Valor: No ano que vem, o ministro Celso de Mello completa 75 anos e deixará o STF. Na posição de quem fez cem sustentações orais na tribuna da Corte, de que forma avalia o futuro do tribunal?

Grace: O Supremo perde um pilar. O ministro Celso é uma referência, no sentido preciso da palavra. Seus votos não são votos, são lições, das quais podemos extrair uma riqueza de princípios em torno das instituições democráticas. Tem uma memória fabulosa. O povo enxerga nele um homem que dedicou uma vida inteira à Suprema Corte. Ele é uma reserva ética. Seus votos são mencionados em uma infinidade de outros julgados, pois ele desenvolve seu pensamento com base nos princípios fundamentais do Estado de Direito. É uma marca dele, da qual vamos sentir muita falta. Mas a esperança que nós temos é a de renovação. De que, com a saída dele, o ministro que o substituir continue cumprindo a missão de ser um grande guardião da Constituição.

Valor: Sob a perspectiva da advocacia privada, como a senhora avalia que deva ser a relação ideal entre juiz e MP em um processo?
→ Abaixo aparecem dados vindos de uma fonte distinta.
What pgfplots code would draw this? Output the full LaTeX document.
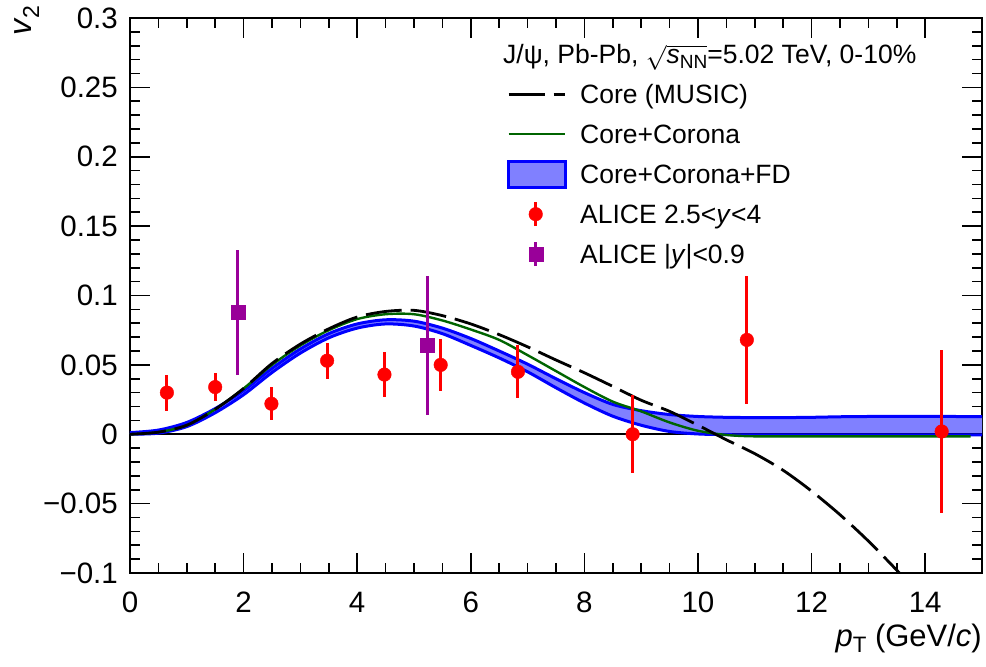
\documentclass[border=0pt]{standalone}
\usepackage{fontspec}
\setmainfont{Liberation Sans}
\usepackage{pgfplots}
\pgfplotsset{compat=1.18}
\usepgfplotslibrary{fillbetween}
\definecolor{bandfill}{RGB}{128,128,255}
\definecolor{rootgreen}{RGB}{0,100,0}
\definecolor{rootpurple}{RGB}{153,0,153}
\newcommand{\rsub}[1]{\raisebox{-0.42ex}{\scalebox{0.72}{#1}}}
\begin{document}
\begin{tikzpicture}
\begin{axis}[
  scale only axis, width=852pt, height=555pt,
  xmin=0, xmax=15, ymin=-0.1, ymax=0.3,
  xtick={0,2,4,6,8,10,12,14}, minor x tick num=3,
  ytick={-0.1,-0.05,0,0.05,0.1,0.15,0.2,0.25,0.3},
  yticklabels={−0.1,−0.05,0,0.05,0.1,0.15,0.2,0.25,0.3},
  minor y tick num=4,
  tick align=inside, tick pos=both,
  xticklabel pos=left, yticklabel pos=left,
  major tick length=20pt, minor tick length=10pt,
  every tick/.style={black, line width=1.7pt},
  axis line style={line width=2pt},
  /pgf/number format/assume math mode=true,
  ticklabel style={font=\fontsize{29.5}{29.5}\selectfont},
  xticklabel style={anchor=north, inner sep=0pt, yshift=-19pt},
  yticklabel style={anchor=east, inner sep=0pt, xshift=-12pt},
  xlabel={\textit{p}\rsub{T} (GeV/\textit{c})},
  xlabel style={at={([yshift=-73pt]rel axis cs:1,0)}, anchor=base east, inner sep=0pt, font=\fontsize{31}{31}\selectfont},
  ylabel={\textit{v}\rsub{2}},
  ylabel style={at={([shift={(-103pt,13pt)}]rel axis cs:0,1)}, anchor=east, rotate=0, inner sep=0pt, font=\fontsize{32}{32}\selectfont},
  legend style={at={(rel axis cs:0.4425,0.8928)}, anchor=north west, draw=none, fill=none,
    inner sep=0pt, row sep=7pt, column sep=13pt,
    font=\fontsize{26.5}{26.5}\selectfont,
    nodes={inner sep=0pt, text height=26pt, text depth=7pt}},
  legend cell align=left,
  clip=true,
]
% zero line
\addplot[forget plot, black, line width=1.6pt] coordinates {(0,0) (15,0)};
% band
\addplot[forget plot, name path=lo, draw=none, smooth] coordinates {
(0,0.0) (0.5,0.0008) (1.0,0.0055) (1.5,0.0155) (2.0,0.0285) (2.5,0.0445) (3.0,0.0585)
(3.5,0.0695) (4.0,0.0765) (4.5,0.0795) (5.0,0.0780) (5.5,0.0725) (6.0,0.0640) (6.5,0.0550)
(7.0,0.0450) (7.5,0.0335) (8.0,0.0225) (8.5,0.0130) (9.0,0.0065) (9.5,0.0020) (10.0,0.0002)
(10.5,-0.0003) (11,-0.0005) (12,-0.0005) (13,-0.0005) (14,-0.0005) (15,-0.0005)};
\addplot[forget plot, name path=up, draw=none, smooth] coordinates {
(0,0.0012) (0.5,0.0030) (1.0,0.0085) (1.5,0.0185) (2.0,0.0315) (2.5,0.0475) (3.0,0.0615)
(3.5,0.0725) (4.0,0.0795) (4.5,0.0825) (5.0,0.0815) (5.5,0.0765) (6.0,0.0690) (6.5,0.0600)
(7.0,0.0505) (7.5,0.0400) (8.0,0.0300) (8.5,0.0215) (9.0,0.0170) (9.5,0.0142) (10.0,0.0128)
(10.5,0.0122) (11.0,0.0120) (11.5,0.0120) (12.0,0.0122) (12.5,0.0126) (13.0,0.0128)
(13.5,0.0129) (14.0,0.0129) (14.5,0.0128) (15.0,0.0127)};
\addplot[forget plot, bandfill] fill between[of=lo and up];
\addplot[forget plot, blue, line width=3pt, smooth] coordinates {
(0,0.0) (0.5,0.0008) (1.0,0.0055) (1.5,0.0155) (2.0,0.0285) (2.5,0.0445) (3.0,0.0585)
(3.5,0.0695) (4.0,0.0765) (4.5,0.0795) (5.0,0.0780) (5.5,0.0725) (6.0,0.0640) (6.5,0.0550)
(7.0,0.0450) (7.5,0.0335) (8.0,0.0225) (8.5,0.0130) (9.0,0.0065) (9.5,0.0020) (10.0,0.0002)
(10.5,-0.0003) (11,-0.0005) (12,-0.0005) (13,-0.0005) (14,-0.0005) (15,-0.0005)};
\addplot[forget plot, blue, line width=3pt, smooth] coordinates {
(0,0.0012) (0.5,0.0030) (1.0,0.0085) (1.5,0.0185) (2.0,0.0315) (2.5,0.0475) (3.0,0.0615)
(3.5,0.0725) (4.0,0.0795) (4.5,0.0825) (5.0,0.0815) (5.5,0.0765) (6.0,0.0690) (6.5,0.0600)
(7.0,0.0505) (7.5,0.0400) (8.0,0.0300) (8.5,0.0215) (9.0,0.0170) (9.5,0.0142) (10.0,0.0128)
(10.5,0.0122) (11.0,0.0120) (11.5,0.0120) (12.0,0.0122) (12.5,0.0126) (13.0,0.0128)
(13.5,0.0129) (14.0,0.0129) (14.5,0.0128) (15.0,0.0127)};
% Core+Corona
\addplot[forget plot, rootgreen, line width=2.4pt, smooth] coordinates {
(0,0) (0.5,0.0015) (1.0,0.0065) (1.5,0.018) (2.0,0.033) (2.5,0.050) (3.0,0.064) (3.5,0.075)
(4.0,0.083) (4.5,0.0865) (5.0,0.0865) (5.5,0.082) (6.0,0.0755) (6.5,0.068) (7.0,0.057)
(7.5,0.0455) (8.0,0.034) (8.5,0.0235) (9.0,0.0165) (9.5,0.0085) (10.0,0.0025) (10.5,-0.0005)
(11.0,-0.0015) (12,-0.0015) (13,-0.0015) (14,-0.0015) (14.8,-0.0015)};
% Core (MUSIC)
\addplot[forget plot, black, line width=2.8pt, dash pattern=on 36pt off 9pt, smooth] coordinates {
(0,0) (0.5,0.0015) (1.0,0.0065) (1.5,0.018) (2.0,0.033) (2.5,0.051) (3.0,0.065) (3.5,0.076)
(4.0,0.0845) (4.5,0.0885) (5.0,0.0893) (5.5,0.0855) (6.0,0.0795) (6.5,0.0718) (7.0,0.0630)
(7.5,0.0535) (8.0,0.0443) (8.5,0.0345) (9.0,0.0245) (9.5,0.0165) (10.0,0.0065) (10.5,-0.004)
(11.0,-0.014) (11.5,-0.026) (12.0,-0.041) (12.5,-0.058) (13.0,-0.077) (13.5,-0.098) (13.7,-0.107)};
% ALICE forward
\addplot[forget plot, only marks, mark=*, mark size=6.8pt, color=red,
  error bars/.cd, y dir=both, y explicit, error mark=none,
  error bar style={line width=3pt, red}] coordinates {
(0.65,0.030) +- (0,0.013)
(1.50,0.034) +- (0,0.010)
(2.49,0.022) +- (0,0.012)
(3.47,0.053) +- (0,0.013)
(4.48,0.043) +- (0,0.016)
(5.47,0.050) +- (0,0.019)
(6.83,0.045) +- (0,0.019)
(8.85,0.000) +- (0,0.028)
(10.86,0.068) +- (0,0.046)
(14.29,0.002) +- (0,0.059)};
% ALICE mid
\addplot[forget plot, only marks, mark=square*, mark size=7pt, color=rootpurple,
  error bars/.cd, y dir=both, y explicit, error mark=none,
  error bar style={line width=3pt, rootpurple}] coordinates {
(1.90,0.088) +- (0,0.045)
(5.24,0.064) +- (0,0.050)};
% legend
\addlegendimage{legend image code/.code={\draw[black, line width=2.8pt, dash pattern=on 36pt off 9pt] (0pt,0pt) -- (56pt,0pt);}}
\addlegendentry{Core (MUSIC)}
\addlegendimage{legend image code/.code={\draw[rootgreen, line width=2.4pt] (0pt,0pt) -- (56pt,0pt);}}
\addlegendentry{Core+Corona}
\addlegendimage{legend image code/.code={\draw[fill=bandfill, draw=blue, line width=3pt] (0pt,-13pt) rectangle (57pt,13pt);}}
\addlegendentry{Core+Corona+FD}
\addlegendimage{legend image code/.code={\draw[red, line width=3pt] (27pt,-12pt) -- (27pt,12pt); \draw[red, mark=*, mark size=6.8pt] plot coordinates {(27pt,0pt)};}}
\addlegendentry{ALICE 2.5<\textit{y}<4}
\addlegendimage{legend image code/.code={\draw[rootpurple, line width=3pt] (27pt,-12pt) -- (27pt,12pt); \draw[rootpurple, mark=square*, mark size=7pt] plot coordinates {(27pt,0pt)};}}
\addlegendentry{ALICE |\textit{y}|<0.9}
\node[anchor=base west, inner sep=0pt, font=\fontsize{26.5}{26.5}\selectfont] at (rel axis cs:0.4378,0.9189)
  {J/ψ, Pb-Pb, $\sqrt{\mbox{\textit{s}\rsub{NN}}}$=5.02 TeV, 0-10\%};
\end{axis}
\path (current axis.south west) ++(-130pt,-94pt) rectangle ++(986pt,667pt);
\end{tikzpicture}
\end{document}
Grace: Equidistante. Cada qual tem um papel muito bem definido em nosso sistema. De fundamental importância a manutenção de uma distância de segurança, que não significa ausência de diálogo. O magistrado não somente pode, como deve ouvir o membro do MP e as partes envolvidas para que possa ter a mais completa compreensão da matéria que será por ele decidida. O membro do MP deve cercar-se de cautela nesse diálogo, mantendo-se adstrito aos termos do processo. Cabe-lhe, enquanto integrante do MP, cumprir seu dever de acusar, é verdade. Mas também cabe-lhe zelar pela ordem jurídica nacional, que tem como um de seus pilares a imparcialidade do juiz. Os papéis não podem ser misturados.